What you are asked to do: How does the data below read from its first line through the line containing "from matplotlib.ticker import MultipleLocator"? Print those lines exactly.

Data shown:
## Begin
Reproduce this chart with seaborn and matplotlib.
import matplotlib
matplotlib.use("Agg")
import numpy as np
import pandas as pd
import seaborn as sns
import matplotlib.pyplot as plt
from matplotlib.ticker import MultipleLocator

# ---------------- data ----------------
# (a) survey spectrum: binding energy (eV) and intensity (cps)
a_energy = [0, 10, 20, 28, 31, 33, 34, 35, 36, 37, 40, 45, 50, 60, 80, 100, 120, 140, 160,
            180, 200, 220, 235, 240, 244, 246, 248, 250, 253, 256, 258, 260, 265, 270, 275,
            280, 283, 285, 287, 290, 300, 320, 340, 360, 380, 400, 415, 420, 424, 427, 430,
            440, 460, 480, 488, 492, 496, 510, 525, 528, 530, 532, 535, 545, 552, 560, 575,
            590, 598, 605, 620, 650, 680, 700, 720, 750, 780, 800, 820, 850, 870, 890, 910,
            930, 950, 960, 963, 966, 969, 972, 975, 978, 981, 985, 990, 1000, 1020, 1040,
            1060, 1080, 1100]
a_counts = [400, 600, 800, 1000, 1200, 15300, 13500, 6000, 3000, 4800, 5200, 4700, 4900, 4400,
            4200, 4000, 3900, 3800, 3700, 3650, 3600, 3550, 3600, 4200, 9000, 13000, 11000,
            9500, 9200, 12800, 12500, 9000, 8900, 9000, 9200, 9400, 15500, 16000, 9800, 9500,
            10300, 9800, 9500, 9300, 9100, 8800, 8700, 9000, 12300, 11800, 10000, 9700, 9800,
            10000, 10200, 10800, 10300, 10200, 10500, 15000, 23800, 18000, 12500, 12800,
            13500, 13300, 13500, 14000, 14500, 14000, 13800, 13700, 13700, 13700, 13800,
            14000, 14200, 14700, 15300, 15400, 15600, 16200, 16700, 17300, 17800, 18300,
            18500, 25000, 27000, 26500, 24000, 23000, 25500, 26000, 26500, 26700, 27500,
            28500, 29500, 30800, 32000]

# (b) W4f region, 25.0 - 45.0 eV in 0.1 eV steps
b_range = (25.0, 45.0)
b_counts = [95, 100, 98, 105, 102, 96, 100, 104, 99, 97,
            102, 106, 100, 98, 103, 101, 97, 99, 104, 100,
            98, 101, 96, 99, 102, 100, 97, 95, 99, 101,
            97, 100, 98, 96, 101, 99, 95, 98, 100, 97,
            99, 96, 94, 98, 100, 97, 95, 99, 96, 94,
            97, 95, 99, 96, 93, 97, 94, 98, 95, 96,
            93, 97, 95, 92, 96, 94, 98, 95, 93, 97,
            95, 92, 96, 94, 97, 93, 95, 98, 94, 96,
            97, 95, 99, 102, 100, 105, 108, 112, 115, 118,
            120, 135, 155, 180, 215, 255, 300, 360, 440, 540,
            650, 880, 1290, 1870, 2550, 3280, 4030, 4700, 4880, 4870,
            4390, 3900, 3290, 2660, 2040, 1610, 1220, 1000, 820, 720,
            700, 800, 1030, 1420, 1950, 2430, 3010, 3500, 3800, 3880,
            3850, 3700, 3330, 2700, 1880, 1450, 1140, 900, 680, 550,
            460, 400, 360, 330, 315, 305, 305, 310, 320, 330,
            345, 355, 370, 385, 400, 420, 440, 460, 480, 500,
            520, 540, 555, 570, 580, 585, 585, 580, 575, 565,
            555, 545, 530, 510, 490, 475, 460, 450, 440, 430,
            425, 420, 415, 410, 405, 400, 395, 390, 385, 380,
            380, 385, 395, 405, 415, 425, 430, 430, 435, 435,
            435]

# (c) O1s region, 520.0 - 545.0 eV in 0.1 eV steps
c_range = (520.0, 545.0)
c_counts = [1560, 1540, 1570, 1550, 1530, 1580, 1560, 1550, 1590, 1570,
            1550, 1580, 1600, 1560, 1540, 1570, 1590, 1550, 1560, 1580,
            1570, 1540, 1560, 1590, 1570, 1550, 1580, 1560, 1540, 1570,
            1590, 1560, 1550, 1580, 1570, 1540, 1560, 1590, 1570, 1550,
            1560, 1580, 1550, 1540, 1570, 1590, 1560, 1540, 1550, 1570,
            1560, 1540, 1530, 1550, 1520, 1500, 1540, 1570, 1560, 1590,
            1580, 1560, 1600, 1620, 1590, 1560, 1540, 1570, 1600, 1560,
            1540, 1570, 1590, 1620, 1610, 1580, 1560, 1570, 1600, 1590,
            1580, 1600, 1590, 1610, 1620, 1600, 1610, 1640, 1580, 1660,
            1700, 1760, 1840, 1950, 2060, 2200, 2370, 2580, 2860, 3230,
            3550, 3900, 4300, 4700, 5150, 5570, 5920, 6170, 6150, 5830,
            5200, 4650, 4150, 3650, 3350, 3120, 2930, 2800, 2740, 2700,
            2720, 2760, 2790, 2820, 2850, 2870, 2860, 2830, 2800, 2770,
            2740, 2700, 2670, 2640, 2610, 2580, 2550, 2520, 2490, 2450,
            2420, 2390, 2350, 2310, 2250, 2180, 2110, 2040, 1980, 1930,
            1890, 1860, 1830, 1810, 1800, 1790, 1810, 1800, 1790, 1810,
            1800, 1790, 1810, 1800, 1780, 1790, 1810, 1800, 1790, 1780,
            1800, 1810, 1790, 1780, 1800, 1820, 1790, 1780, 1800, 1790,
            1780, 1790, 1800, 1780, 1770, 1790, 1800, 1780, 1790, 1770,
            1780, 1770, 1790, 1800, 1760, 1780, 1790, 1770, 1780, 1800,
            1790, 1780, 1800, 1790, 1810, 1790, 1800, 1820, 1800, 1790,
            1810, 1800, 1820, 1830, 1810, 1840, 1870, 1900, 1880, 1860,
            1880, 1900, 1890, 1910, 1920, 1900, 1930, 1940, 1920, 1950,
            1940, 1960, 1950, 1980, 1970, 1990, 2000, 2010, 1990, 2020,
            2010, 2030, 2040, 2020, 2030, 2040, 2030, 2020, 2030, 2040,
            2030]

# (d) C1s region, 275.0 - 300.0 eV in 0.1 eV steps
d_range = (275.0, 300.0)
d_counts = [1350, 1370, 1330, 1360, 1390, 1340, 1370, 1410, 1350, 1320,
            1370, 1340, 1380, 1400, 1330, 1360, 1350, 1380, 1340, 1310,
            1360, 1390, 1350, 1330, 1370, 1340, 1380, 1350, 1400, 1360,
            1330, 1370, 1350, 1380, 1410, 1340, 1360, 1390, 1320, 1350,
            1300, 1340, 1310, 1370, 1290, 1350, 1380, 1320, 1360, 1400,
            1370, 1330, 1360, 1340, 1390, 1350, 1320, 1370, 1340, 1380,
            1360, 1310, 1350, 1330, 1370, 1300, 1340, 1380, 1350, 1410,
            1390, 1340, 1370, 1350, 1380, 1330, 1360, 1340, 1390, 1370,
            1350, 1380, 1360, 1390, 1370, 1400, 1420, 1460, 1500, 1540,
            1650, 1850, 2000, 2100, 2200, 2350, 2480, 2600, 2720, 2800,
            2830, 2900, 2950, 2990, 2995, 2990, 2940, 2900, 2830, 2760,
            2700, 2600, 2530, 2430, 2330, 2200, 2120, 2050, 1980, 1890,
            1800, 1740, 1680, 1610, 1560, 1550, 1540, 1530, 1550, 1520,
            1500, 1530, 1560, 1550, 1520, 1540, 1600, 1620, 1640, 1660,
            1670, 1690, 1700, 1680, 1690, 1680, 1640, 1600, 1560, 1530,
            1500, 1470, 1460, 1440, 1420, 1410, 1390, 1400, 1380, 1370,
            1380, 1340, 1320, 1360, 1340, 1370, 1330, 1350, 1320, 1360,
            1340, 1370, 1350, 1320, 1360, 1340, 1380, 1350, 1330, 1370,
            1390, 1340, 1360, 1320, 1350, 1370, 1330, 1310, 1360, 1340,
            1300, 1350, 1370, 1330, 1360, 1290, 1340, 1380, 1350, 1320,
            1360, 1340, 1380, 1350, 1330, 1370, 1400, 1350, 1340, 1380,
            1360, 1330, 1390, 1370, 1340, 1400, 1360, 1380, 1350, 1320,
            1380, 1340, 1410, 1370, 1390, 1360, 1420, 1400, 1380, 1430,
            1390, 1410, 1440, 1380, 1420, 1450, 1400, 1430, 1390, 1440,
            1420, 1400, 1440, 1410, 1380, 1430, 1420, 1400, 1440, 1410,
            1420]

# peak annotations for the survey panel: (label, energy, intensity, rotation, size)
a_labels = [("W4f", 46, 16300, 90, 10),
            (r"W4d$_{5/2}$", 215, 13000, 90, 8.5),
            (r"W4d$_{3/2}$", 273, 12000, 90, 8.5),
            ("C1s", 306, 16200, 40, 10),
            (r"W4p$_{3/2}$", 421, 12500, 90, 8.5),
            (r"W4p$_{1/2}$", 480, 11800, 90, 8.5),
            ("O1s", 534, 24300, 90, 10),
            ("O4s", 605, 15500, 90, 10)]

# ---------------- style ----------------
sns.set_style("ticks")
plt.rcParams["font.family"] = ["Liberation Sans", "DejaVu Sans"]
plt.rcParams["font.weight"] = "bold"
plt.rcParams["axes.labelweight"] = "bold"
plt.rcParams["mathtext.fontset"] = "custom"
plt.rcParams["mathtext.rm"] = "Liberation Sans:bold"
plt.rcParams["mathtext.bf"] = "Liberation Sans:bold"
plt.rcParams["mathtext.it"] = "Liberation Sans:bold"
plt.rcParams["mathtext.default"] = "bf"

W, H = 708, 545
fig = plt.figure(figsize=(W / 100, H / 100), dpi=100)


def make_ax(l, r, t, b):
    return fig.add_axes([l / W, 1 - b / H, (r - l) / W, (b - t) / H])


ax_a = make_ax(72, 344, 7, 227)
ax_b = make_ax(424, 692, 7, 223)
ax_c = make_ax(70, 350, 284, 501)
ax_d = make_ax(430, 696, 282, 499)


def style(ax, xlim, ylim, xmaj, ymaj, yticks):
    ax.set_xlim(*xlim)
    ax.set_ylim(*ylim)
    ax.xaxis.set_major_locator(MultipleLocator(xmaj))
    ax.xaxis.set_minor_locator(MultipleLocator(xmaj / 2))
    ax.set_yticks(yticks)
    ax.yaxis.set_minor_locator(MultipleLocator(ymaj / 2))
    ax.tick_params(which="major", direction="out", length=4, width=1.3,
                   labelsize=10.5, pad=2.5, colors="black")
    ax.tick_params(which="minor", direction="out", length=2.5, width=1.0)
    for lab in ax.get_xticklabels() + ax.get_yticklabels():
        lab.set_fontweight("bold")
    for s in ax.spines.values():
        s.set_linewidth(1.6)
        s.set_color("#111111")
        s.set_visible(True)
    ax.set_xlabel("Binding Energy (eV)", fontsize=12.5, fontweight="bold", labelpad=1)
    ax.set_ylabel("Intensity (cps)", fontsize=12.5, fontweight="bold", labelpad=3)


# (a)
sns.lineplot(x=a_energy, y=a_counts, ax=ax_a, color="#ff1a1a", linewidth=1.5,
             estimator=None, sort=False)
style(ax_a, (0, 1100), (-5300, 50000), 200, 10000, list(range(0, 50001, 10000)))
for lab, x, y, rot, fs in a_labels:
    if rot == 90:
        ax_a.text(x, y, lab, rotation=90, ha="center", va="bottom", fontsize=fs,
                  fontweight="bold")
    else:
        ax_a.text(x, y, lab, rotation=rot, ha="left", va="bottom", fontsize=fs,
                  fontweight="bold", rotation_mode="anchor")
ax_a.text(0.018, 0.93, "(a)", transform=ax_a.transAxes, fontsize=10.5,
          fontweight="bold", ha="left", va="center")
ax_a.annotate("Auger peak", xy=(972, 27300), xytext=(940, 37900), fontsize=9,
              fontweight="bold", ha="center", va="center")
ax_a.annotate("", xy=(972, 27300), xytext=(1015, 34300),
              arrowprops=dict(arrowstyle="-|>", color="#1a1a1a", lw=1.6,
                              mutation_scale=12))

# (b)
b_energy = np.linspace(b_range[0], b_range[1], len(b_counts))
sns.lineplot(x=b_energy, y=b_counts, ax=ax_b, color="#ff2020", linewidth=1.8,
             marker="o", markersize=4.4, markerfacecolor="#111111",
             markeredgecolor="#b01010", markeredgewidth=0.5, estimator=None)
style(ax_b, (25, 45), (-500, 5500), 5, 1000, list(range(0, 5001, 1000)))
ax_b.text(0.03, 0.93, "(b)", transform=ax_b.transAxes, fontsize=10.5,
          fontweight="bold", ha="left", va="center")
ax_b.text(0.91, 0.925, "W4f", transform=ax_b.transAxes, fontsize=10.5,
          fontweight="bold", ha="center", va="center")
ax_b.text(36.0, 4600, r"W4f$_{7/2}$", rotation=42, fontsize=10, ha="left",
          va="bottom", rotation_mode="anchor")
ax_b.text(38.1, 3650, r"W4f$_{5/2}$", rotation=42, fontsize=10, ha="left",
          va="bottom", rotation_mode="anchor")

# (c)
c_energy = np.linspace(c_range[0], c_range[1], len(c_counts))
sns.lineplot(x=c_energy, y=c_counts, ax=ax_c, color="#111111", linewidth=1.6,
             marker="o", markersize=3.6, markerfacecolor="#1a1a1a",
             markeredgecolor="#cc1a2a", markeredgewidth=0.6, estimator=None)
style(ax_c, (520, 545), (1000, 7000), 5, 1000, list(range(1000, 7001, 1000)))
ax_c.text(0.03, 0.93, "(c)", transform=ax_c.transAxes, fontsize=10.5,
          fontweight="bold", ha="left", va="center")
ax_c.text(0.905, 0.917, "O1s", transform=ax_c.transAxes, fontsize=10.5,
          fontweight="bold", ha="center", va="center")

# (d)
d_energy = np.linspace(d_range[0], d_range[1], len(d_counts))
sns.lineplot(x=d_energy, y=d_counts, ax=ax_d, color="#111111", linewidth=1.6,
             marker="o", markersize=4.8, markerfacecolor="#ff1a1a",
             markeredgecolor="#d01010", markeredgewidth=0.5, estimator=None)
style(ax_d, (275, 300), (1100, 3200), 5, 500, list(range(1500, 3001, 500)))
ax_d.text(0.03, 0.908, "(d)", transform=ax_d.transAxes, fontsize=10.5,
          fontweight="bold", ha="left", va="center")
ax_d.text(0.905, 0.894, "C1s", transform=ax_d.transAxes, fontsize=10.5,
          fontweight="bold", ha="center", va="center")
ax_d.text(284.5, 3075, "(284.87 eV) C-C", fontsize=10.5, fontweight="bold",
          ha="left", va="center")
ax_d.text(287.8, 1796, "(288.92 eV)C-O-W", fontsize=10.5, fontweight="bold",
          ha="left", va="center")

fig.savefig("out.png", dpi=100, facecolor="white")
## End
Result:
Reproduce this chart with seaborn and matplotlib.
import matplotlib
matplotlib.use("Agg")
import numpy as np
import pandas as pd
import seaborn as sns
import matplotlib.pyplot as plt
from matplotlib.ticker import MultipleLocator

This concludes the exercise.